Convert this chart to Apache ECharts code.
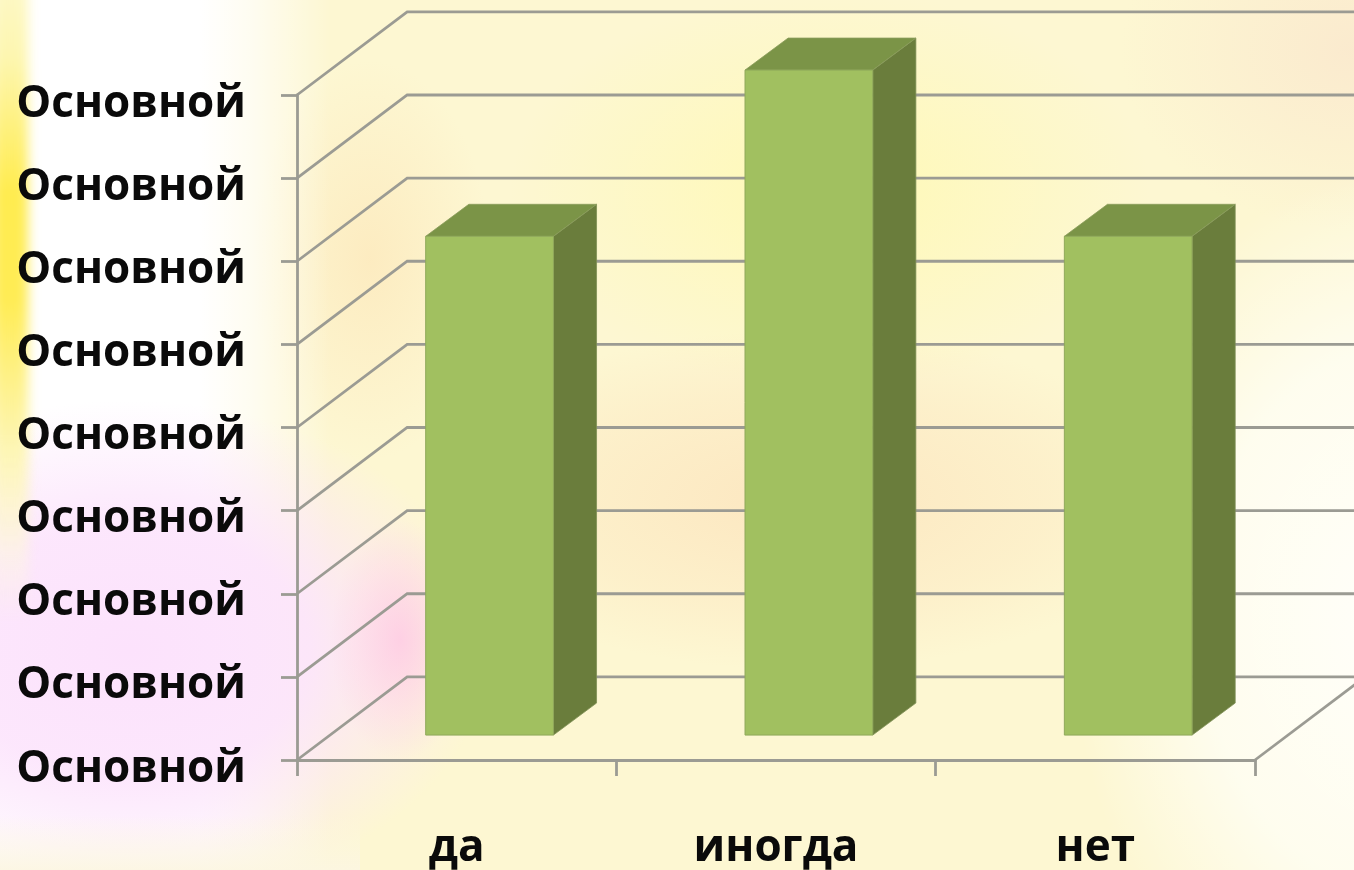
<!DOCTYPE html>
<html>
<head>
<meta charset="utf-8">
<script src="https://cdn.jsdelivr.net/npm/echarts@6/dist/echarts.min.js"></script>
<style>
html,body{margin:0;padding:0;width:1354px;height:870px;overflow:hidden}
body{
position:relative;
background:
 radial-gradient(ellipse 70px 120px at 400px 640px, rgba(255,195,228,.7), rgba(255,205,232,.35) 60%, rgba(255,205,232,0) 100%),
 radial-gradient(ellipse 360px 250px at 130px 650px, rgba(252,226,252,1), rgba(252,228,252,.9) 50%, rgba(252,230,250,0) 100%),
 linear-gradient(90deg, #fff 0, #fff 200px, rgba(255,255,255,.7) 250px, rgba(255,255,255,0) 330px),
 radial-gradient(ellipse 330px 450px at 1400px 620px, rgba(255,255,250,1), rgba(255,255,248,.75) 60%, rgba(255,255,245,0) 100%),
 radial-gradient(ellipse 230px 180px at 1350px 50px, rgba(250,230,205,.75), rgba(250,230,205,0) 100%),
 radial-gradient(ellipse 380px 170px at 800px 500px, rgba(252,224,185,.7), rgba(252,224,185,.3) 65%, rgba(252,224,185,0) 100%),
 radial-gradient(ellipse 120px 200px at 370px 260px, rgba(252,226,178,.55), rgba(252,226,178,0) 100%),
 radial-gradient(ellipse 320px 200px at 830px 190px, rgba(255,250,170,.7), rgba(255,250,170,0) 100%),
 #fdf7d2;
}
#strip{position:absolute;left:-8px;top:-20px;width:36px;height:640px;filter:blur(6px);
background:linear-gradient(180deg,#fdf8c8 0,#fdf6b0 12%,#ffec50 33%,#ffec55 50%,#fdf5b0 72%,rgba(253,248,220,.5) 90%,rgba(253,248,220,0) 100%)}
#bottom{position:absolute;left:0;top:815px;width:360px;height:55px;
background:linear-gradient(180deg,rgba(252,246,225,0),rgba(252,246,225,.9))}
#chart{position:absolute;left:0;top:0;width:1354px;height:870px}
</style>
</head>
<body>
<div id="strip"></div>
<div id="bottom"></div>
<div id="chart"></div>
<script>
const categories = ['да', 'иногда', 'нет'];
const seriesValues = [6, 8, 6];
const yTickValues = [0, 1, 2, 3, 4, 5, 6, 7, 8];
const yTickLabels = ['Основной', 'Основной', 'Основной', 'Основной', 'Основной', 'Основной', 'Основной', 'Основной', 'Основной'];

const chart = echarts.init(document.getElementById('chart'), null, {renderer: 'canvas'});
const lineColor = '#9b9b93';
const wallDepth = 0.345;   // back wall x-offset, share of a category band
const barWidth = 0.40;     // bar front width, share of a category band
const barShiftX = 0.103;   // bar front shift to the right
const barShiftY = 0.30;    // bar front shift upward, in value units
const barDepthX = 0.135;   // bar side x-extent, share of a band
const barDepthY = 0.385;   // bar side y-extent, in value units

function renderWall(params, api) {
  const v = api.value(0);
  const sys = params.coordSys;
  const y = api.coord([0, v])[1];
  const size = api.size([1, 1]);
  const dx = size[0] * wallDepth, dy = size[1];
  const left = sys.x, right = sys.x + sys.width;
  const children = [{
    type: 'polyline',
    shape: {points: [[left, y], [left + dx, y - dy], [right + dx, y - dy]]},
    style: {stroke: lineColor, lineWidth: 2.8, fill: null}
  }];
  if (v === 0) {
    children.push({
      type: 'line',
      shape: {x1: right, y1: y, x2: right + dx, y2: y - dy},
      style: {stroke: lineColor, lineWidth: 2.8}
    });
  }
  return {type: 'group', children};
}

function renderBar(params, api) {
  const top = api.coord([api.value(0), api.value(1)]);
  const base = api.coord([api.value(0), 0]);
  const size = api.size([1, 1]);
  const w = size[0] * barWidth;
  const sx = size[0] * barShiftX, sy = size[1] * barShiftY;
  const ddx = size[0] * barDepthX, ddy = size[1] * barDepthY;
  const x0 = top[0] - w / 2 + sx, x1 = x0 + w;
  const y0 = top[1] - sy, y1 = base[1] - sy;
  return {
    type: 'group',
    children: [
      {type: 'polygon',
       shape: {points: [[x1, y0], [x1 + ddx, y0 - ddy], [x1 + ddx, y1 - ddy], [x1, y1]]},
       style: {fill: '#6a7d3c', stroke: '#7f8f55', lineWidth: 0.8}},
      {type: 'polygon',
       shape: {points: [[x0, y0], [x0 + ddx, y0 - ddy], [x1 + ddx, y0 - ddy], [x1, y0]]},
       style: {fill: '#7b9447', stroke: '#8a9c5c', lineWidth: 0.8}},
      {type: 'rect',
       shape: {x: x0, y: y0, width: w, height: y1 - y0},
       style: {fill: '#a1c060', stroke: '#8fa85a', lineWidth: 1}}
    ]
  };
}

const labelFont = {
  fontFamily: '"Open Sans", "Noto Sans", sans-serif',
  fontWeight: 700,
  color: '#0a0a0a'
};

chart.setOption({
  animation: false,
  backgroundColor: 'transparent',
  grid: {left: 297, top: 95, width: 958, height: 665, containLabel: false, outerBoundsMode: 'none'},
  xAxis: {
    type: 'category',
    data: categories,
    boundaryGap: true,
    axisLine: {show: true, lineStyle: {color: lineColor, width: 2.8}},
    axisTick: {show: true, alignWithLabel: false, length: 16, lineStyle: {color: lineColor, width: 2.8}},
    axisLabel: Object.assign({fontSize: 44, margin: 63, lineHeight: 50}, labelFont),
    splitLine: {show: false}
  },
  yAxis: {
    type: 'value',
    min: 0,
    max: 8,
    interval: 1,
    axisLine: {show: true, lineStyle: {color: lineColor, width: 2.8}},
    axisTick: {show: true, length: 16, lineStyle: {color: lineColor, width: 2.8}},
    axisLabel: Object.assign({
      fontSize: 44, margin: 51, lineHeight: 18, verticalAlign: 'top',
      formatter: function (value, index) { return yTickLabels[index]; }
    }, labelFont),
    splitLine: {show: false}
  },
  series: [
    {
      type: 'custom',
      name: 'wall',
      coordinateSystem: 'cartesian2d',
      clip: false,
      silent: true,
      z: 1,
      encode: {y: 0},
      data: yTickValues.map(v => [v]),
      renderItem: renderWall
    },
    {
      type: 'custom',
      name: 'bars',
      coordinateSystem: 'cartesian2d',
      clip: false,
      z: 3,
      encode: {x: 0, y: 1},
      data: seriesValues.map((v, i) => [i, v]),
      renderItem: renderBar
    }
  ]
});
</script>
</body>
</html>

- _DO THIS_:
Copy each line in full and exactly, omitting any picture.

- _WRITTEN RESPONSE_:
Convert this chart to Apache ECharts code.
<!DOCTYPE html>
<html>
<head>
<meta charset="utf-8">
<script src="https://cdn.jsdelivr.net/npm/echarts@6/dist/echarts.min.js"></script>
<style>
html,body{margin:0;padding:0;width:1354px;height:870px;overflow:hidden}
body{
position:relative;
background:
 radial-gradient(ellipse 70px 120px at 400px 640px, rgba(255,195,228,.7), rgba(255,205,232,.35) 60%, rgba(255,205,232,0) 100%),
 radial-gradient(ellipse 360px 250px at 130px 650px, rgba(252,226,252,1), rgba(252,228,252,.9) 50%, rgba(252,230,250,0) 100%),
 linear-gradient(90deg, #fff 0, #fff 200px, rgba(255,255,255,.7) 250px, rgba(255,255,255,0) 330px),
 radial-gradient(ellipse 330px 450px at 1400px 620px, rgba(255,255,250,1), rgba(255,255,248,.75) 60%, rgba(255,255,245,0) 100%),
 radial-gradient(ellipse 230px 180px at 1350px 50px, rgba(250,230,205,.75), rgba(250,230,205,0) 100%),
 radial-gradient(ellipse 380px 170px at 800px 500px, rgba(252,224,185,.7), rgba(252,224,185,.3) 65%, rgba(252,224,185,0) 100%),
 radial-gradient(ellipse 120px 200px at 370px 260px, rgba(252,226,178,.55), rgba(252,226,178,0) 100%),
 radial-gradient(ellipse 320px 200px at 830px 190px, rgba(255,250,170,.7), rgba(255,250,170,0) 100%),
 #fdf7d2;
}
#strip{position:absolute;left:-8px;top:-20px;width:36px;height:640px;filter:blur(6px);
background:linear-gradient(180deg,#fdf8c8 0,#fdf6b0 12%,#ffec50 33%,#ffec55 50%,#fdf5b0 72%,rgba(253,248,220,.5) 90%,rgba(253,248,220,0) 100%)}
#bottom{position:absolute;left:0;top:815px;width:360px;height:55px;
background:linear-gradient(180deg,rgba(252,246,225,0),rgba(252,246,225,.9))}
#chart{position:absolute;left:0;top:0;width:1354px;height:870px}
</style>
</head>
<body>
<div id="strip"></div>
<div id="bottom"></div>
<div id="chart"></div>
<script>
const categories = ['да', 'иногда', 'нет'];
const seriesValues = [6, 8, 6];
const yTickValues = [0, 1, 2, 3, 4, 5, 6, 7, 8];
const yTickLabels = ['Основной', 'Основной', 'Основной', 'Основной', 'Основной', 'Основной', 'Основной', 'Основной', 'Основной'];

const chart = echarts.init(document.getElementById('chart'), null, {renderer: 'canvas'});
const lineColor = '#9b9b93';
const wallDepth = 0.345;   // back wall x-offset, share of a category band
const barWidth = 0.40;     // bar front width, share of a category band
const barShiftX = 0.103;   // bar front shift to the right
const barShiftY = 0.30;    // bar front shift upward, in value units
const barDepthX = 0.135;   // bar side x-extent, share of a band
const barDepthY = 0.385;   // bar side y-extent, in value units

function renderWall(params, api) {
  const v = api.value(0);
  const sys = params.coordSys;
  const y = api.coord([0, v])[1];
  const size = api.size([1, 1]);
  const dx = size[0] * wallDepth, dy = size[1];
  const left = sys.x, right = sys.x + sys.width;
  const children = [{
    type: 'polyline',
    shape: {points: [[left, y], [left + dx, y - dy], [right + dx, y - dy]]},
    style: {stroke: lineColor, lineWidth: 2.8, fill: null}
  }];
  if (v === 0) {
    children.push({
      type: 'line',
      shape: {x1: right, y1: y, x2: right + dx, y2: y - dy},
      style: {stroke: lineColor, lineWidth: 2.8}
    });
  }
  return {type: 'group', children};
}

function renderBar(params, api) {
  const top = api.coord([api.value(0), api.value(1)]);
  const base = api.coord([api.value(0), 0]);
  const size = api.size([1, 1]);
  const w = size[0] * barWidth;
  const sx = size[0] * barShiftX, sy = size[1] * barShiftY;
  const ddx = size[0] * barDepthX, ddy = size[1] * barDepthY;
  const x0 = top[0] - w / 2 + sx, x1 = x0 + w;
  const y0 = top[1] - sy, y1 = base[1] - sy;
  return {
    type: 'group',
    children: [
      {type: 'polygon',
       shape: {points: [[x1, y0], [x1 + ddx, y0 - ddy], [x1 + ddx, y1 - ddy], [x1, y1]]},
       style: {fill: '#6a7d3c', stroke: '#7f8f55', lineWidth: 0.8}},
      {type: 'polygon',
       shape: {points: [[x0, y0], [x0 + ddx, y0 - ddy], [x1 + ddx, y0 - ddy], [x1, y0]]},
       style: {fill: '#7b9447', stroke: '#8a9c5c', lineWidth: 0.8}},
      {type: 'rect',
       shape: {x: x0, y: y0, width: w, height: y1 - y0},
       style: {fill: '#a1c060', stroke: '#8fa85a', lineWidth: 1}}
    ]
  };
}

const labelFont = {
  fontFamily: '"Open Sans", "Noto Sans", sans-serif',
  fontWeight: 700,
  color: '#0a0a0a'
};

chart.setOption({
  animation: false,
  backgroundColor: 'transparent',
  grid: {left: 297, top: 95, width: 958, height: 665, containLabel: false, outerBoundsMode: 'none'},
  xAxis: {
    type: 'category',
    data: categories,
    boundaryGap: true,
    axisLine: {show: true, lineStyle: {color: lineColor, width: 2.8}},
    axisTick: {show: true, alignWithLabel: false, length: 16, lineStyle: {color: lineColor, width: 2.8}},
    axisLabel: Object.assign({fontSize: 44, margin: 63, lineHeight: 50}, labelFont),
    splitLine: {show: false}
  },
  yAxis: {
    type: 'value',
    min: 0,
    max: 8,
    interval: 1,
    axisLine: {show: true, lineStyle: {color: lineColor, width: 2.8}},
    axisTick: {show: true, length: 16, lineStyle: {color: lineColor, width: 2.8}},
    axisLabel: Object.assign({
      fontSize: 44, margin: 51, lineHeight: 18, verticalAlign: 'top',
      formatter: function (value, index) { return yTickLabels[index]; }
    }, labelFont),
    splitLine: {show: false}
  },
  series: [
    {
      type: 'custom',
      name: 'wall',
      coordinateSystem: 'cartesian2d',
      clip: false,
      silent: true,
      z: 1,
      encode: {y: 0},
      data: yTickValues.map(v => [v]),
      renderItem: renderWall
    },
    {
      type: 'custom',
      name: 'bars',
      coordinateSystem: 'cartesian2d',
      clip: false,
      z: 3,
      encode: {x: 0, y: 1},
      data: seriesValues.map((v, i) => [i, v]),
      renderItem: renderBar
    }
  ]
});
</script>
</body>
</html>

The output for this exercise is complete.